◆ WHAT YOU SHOULD DO:
Skip the pictures. Transcribe the rest of the data below without changing a word.

◆ DATA SHOWN:

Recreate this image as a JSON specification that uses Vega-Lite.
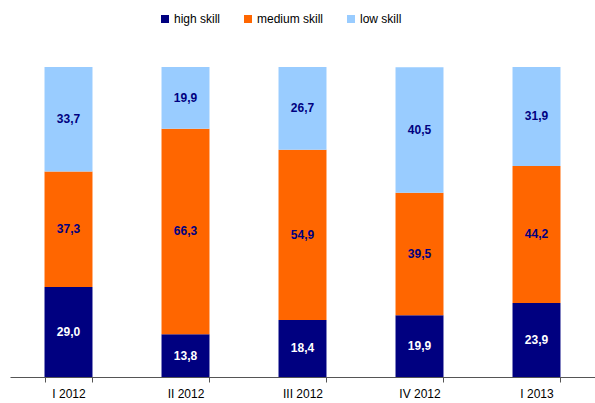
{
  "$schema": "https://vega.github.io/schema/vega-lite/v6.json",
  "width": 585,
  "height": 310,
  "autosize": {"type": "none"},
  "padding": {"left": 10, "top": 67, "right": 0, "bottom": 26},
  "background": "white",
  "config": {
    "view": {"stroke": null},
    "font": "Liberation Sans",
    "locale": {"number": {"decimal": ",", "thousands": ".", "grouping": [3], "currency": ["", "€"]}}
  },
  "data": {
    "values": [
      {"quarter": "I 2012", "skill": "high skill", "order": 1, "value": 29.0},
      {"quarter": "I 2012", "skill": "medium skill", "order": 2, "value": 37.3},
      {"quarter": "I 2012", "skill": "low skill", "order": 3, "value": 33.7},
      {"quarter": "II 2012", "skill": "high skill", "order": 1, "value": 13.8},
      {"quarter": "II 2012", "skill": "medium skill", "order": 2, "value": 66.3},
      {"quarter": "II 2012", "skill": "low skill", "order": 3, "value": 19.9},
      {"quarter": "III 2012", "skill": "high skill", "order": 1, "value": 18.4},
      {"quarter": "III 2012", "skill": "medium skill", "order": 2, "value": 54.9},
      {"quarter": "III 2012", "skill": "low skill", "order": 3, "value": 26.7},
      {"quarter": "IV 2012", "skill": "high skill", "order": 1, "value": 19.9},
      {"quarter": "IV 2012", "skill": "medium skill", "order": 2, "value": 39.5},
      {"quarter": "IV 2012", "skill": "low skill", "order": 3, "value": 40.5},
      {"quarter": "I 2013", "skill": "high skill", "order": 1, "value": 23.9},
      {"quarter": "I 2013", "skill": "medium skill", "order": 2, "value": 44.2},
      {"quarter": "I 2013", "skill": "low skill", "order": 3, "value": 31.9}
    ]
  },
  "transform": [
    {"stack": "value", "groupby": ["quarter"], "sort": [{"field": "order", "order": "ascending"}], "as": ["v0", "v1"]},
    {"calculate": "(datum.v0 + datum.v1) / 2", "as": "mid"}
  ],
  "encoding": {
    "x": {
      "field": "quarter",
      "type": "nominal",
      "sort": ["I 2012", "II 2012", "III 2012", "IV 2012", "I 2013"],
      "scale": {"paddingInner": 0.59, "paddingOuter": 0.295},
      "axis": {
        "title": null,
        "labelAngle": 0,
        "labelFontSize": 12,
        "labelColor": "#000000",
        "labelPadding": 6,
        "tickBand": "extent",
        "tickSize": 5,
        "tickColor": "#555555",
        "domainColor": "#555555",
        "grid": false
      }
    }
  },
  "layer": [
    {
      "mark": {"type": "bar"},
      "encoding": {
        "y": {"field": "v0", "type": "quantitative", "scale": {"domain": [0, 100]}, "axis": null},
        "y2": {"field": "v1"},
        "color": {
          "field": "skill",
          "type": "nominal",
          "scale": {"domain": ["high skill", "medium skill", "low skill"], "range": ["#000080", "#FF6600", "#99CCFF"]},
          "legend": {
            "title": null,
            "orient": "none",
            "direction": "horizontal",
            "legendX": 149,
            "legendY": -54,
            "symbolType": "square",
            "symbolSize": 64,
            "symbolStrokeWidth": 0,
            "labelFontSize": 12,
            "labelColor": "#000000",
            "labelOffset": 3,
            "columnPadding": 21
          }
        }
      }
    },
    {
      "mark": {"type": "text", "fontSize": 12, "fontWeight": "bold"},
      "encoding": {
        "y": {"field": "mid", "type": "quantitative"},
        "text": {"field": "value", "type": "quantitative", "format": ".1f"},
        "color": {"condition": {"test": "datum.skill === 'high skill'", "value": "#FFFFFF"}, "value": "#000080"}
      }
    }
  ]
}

◆ SOLUTION TO THE EXERCISE:
Recreate this image as a JSON specification that uses Vega-Lite.
{
  "$schema": "https://vega.github.io/schema/vega-lite/v6.json",
  "width": 585,
  "height": 310,
  "autosize": {"type": "none"},
  "padding": {"left": 10, "top": 67, "right": 0, "bottom": 26},
  "background": "white",
  "config": {
    "view": {"stroke": null},
    "font": "Liberation Sans",
    "locale": {"number": {"decimal": ",", "thousands": ".", "grouping": [3], "currency": ["", "€"]}}
  },
  "data": {
    "values": [
      {"quarter": "I 2012", "skill": "high skill", "order": 1, "value": 29.0},
      {"quarter": "I 2012", "skill": "medium skill", "order": 2, "value": 37.3},
      {"quarter": "I 2012", "skill": "low skill", "order": 3, "value": 33.7},
      {"quarter": "II 2012", "skill": "high skill", "order": 1, "value": 13.8},
      {"quarter": "II 2012", "skill": "medium skill", "order": 2, "value": 66.3},
      {"quarter": "II 2012", "skill": "low skill", "order": 3, "value": 19.9},
      {"quarter": "III 2012", "skill": "high skill", "order": 1, "value": 18.4},
      {"quarter": "III 2012", "skill": "medium skill", "order": 2, "value": 54.9},
      {"quarter": "III 2012", "skill": "low skill", "order": 3, "value": 26.7},
      {"quarter": "IV 2012", "skill": "high skill", "order": 1, "value": 19.9},
      {"quarter": "IV 2012", "skill": "medium skill", "order": 2, "value": 39.5},
      {"quarter": "IV 2012", "skill": "low skill", "order": 3, "value": 40.5},
      {"quarter": "I 2013", "skill": "high skill", "order": 1, "value": 23.9},
      {"quarter": "I 2013", "skill": "medium skill", "order": 2, "value": 44.2},
      {"quarter": "I 2013", "skill": "low skill", "order": 3, "value": 31.9}
    ]
  },
  "transform": [
    {"stack": "value", "groupby": ["quarter"], "sort": [{"field": "order", "order": "ascending"}], "as": ["v0", "v1"]},
    {"calculate": "(datum.v0 + datum.v1) / 2", "as": "mid"}
  ],
  "encoding": {
    "x": {
      "field": "quarter",
      "type": "nominal",
      "sort": ["I 2012", "II 2012", "III 2012", "IV 2012", "I 2013"],
      "scale": {"paddingInner": 0.59, "paddingOuter": 0.295},
      "axis": {
        "title": null,
        "labelAngle": 0,
        "labelFontSize": 12,
        "labelColor": "#000000",
        "labelPadding": 6,
        "tickBand": "extent",
        "tickSize": 5,
        "tickColor": "#555555",
        "domainColor": "#555555",
        "grid": false
      }
    }
  },
  "layer": [
    {
      "mark": {"type": "bar"},
      "encoding": {
        "y": {"field": "v0", "type": "quantitative", "scale": {"domain": [0, 100]}, "axis": null},
        "y2": {"field": "v1"},
        "color": {
          "field": "skill",
          "type": "nominal",
          "scale": {"domain": ["high skill", "medium skill", "low skill"], "range": ["#000080", "#FF6600", "#99CCFF"]},
          "legend": {
            "title": null,
            "orient": "none",
            "direction": "horizontal",
            "legendX": 149,
            "legendY": -54,
            "symbolType": "square",
            "symbolSize": 64,
            "symbolStrokeWidth": 0,
            "labelFontSize": 12,
            "labelColor": "#000000",
            "labelOffset": 3,
            "columnPadding": 21
          }
        }
      }
    },
    {
      "mark": {"type": "text", "fontSize": 12, "fontWeight": "bold"},
      "encoding": {
        "y": {"field": "mid", "type": "quantitative"},
        "text": {"field": "value", "type": "quantitative", "format": ".1f"},
        "color": {"condition": {"test": "datum.skill === 'high skill'", "value": "#FFFFFF"}, "value": "#000080"}
      }
    }
  ]
}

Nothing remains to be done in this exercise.